Güncelleme Tarihi:
Fransızların Normandiya bölgesinde, Monet, Van Gogh gibi ünlü ressamların çalıştığı yerlerde geleneği devam ettirmek her sene düzenlediği Uluslararası Resim Yarışması’nın ‘profesyonel ressam’ ödülünü alan Akdeniz Üniversitesi öğretim üyesi Yrd. Doç. Fatih Başbuğ’la, 90 civarında dünya ressamıyla katıldığı sanatsal yarışı ve izlenimlerini konuştuk.
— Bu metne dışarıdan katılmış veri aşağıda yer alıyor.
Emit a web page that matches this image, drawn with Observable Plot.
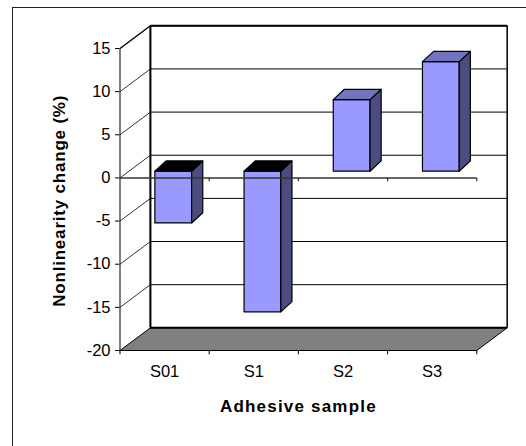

Parklardan yollara her yerde eserlerin sergilendiği festivalde, ödüllü resmini Vernon şehrinde bir şatonun bahçesinde yapan Başbuğ, kırmızı boyayı yanında götürmeyi unuttuğu için zor anlar yaşamış. Başbuğ imdadına yetişen turuncu yağlı boyayla resmine sıcaklık katıp sıra dışı bir esere imza atmış.
Ödül aldığınız etkinlikte Normandiya bölgesindeki festival esnasında ‘İzlenim’ başlığında yapılan resimler yarıştı. Siz nasıl çalıştınız? Tuvale aktardığınız ‘İzlenim’ neydi?
İzlenimciliğin doğası gereği biraz hızlı resim yapmak gerekiyor. Ben resim yapacağım şato bahçesine saat 16’ya doğru gidebildim. Saat 18.00’de şato kapanıyordu. Resmimi 2 saat içinde bitirip teslim edince “Bu kadar hızlı resim yapamazsın. Bunu saymıyoruz. Bir kere daha çalışacaksın” dediler. Ruslar da çok pratik çalışırlar. Ama 3-4 gün üst üste çalıştıkları için 2 saatlik çalışma karşısında şaşırdılar. Göz önünde çalışabileceğim yeni bir yer belirlendi. Dünyanın dört yanından gelen ressamlarla birlikte resimleri katılım numaralarıyla imzasız teslim ettik. Benim resmimin birinci seçildiği anlaşılınca özellikle Rus ressamlar biraz bozuldu.
Size ödül kazandıran farklılık neydi?
Orada yarışan ressamların çoğu dünya sanat akademilerinde eğitim almış, kurallara çok bağlı çalışan isimlerdi. Sonucu açıklayan jüri, onları kastederek “Hepsi aynı resmi yapmış” dedi. Sanırım benim biraz daha serbest çalışmam farklılık yarattı. Mesela Ruslar belli lekeleri yerleştirirler resme, renk skalası aynıdır. Ama Türk resminde çok farklı tarzlar görmek mümkün.
Fransa’da çalışmak nasıl bir duyguydu?
Fransa’da bir yerden geçerken “Bu köy Monet’in tablosunda vardı” diyorsunuz. O tablolardaki yerlerin hala aynı halini koruyarak durması da ayrıca güzel. Ressamlar doğup büyüdükleri yerleri resmetmişler ve bu eserleri müzelere sokabilmişler.
Bir ressamın gözüyle Antalya nasıl bir şehir?
Antalya, sadece ressam gözüyle değil, hangi gözle bakılırsa bakılsın, bütün güzelliklere sahip bir dünya şehri. Ama Paris gibi tam anlamıyla sanatla yaşayan bir kent olmasının önünde çok yol var. Biz eserlerimizi yapıp sergileyecek mekan bulma konusunda maalesef o kadar şanslı değiliz. Antalya Kültür Sanat ve özel galeriler dışında Kültür Bakanlığı’na bağlı devletin resmi Güzel Sanatlar Galerisi, bir binanın altında 25-30 metrekarelik bir alanda ışıklandırmasız şekilde sanatçılara ev sahipliği yapmayı planlıyor. Bir sanatçı bu ortamda neden sergi açsın?
Türkiye ve dünya sert bir dönemden geçiyor. Hayatın her alanına yansıyan bu iklim, sanatınızı ve sanatsal etkinlikleri nasıl etkiliyor?
Dünyada ve Türkiye’de gelişen siyasal, sosyolojik olaylar elbette hepimizi etkiliyor. Kendi sanat çizgim paralelinde sosyolojik olgulara değinirken, insan ve kültürel dönüşümden vazgeçmeyen kurgularla yaşadığım ortamı tuvale aktarıyorum.